On whether Section 84(12) of the Electoral Act, 2022 disenfranchises political office holders as guaranteed under the provision of Section 40 of the Constitution of the Federal Republic of Nigeria, 1999 (as amended), it must be stated pronto and very clearly too that the right to assemble freely and associate with other persons as provided in Section 40 and the right to form a political party as provided for under Section 221 of the Constitution has not been derogated from by the provision of Section 84(12) of the Electoral Act.
The said provision has not preclude political appointees from becoming a member of a political party or to vote at general elections. It only precludes them from voting as a delegate at the party’s convention and congresses. This regulation only deals with the internal affairs of political parties. Moreso, a political appointee does not hold the office as of right but at the pleasure of the Chief Executive.

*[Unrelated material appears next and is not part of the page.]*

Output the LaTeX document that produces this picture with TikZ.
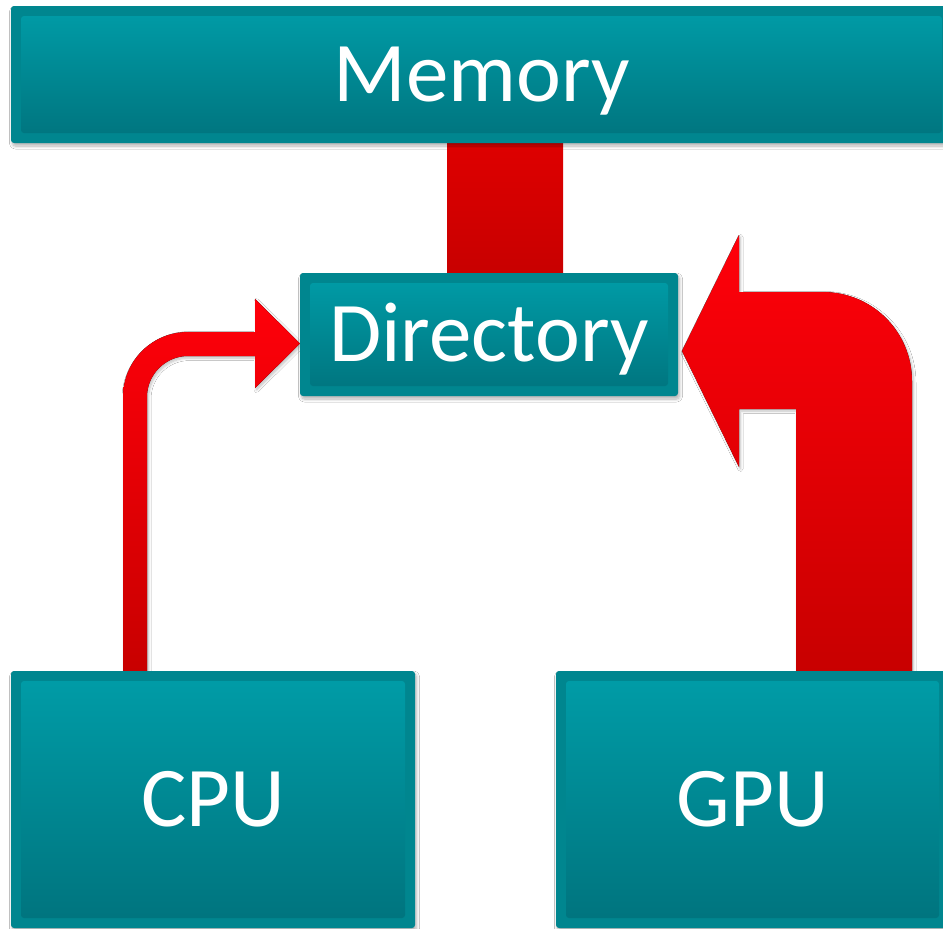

Having established the legality of the provision of Section 84(12) of the Electoral Act, 2022, it is pertinent to state that most of these political appointees have ended up using their offices to intimidate political opponents of their principals during party primaries in a bid to retain their jobs.
Moreso, the Section of the Act was designed to create a level playing ground for all aspirants during congresses and conventions. It is instructive to note that the Section does not in any way undermine the rights of political appointees to hold office or participate in primaries or main elections.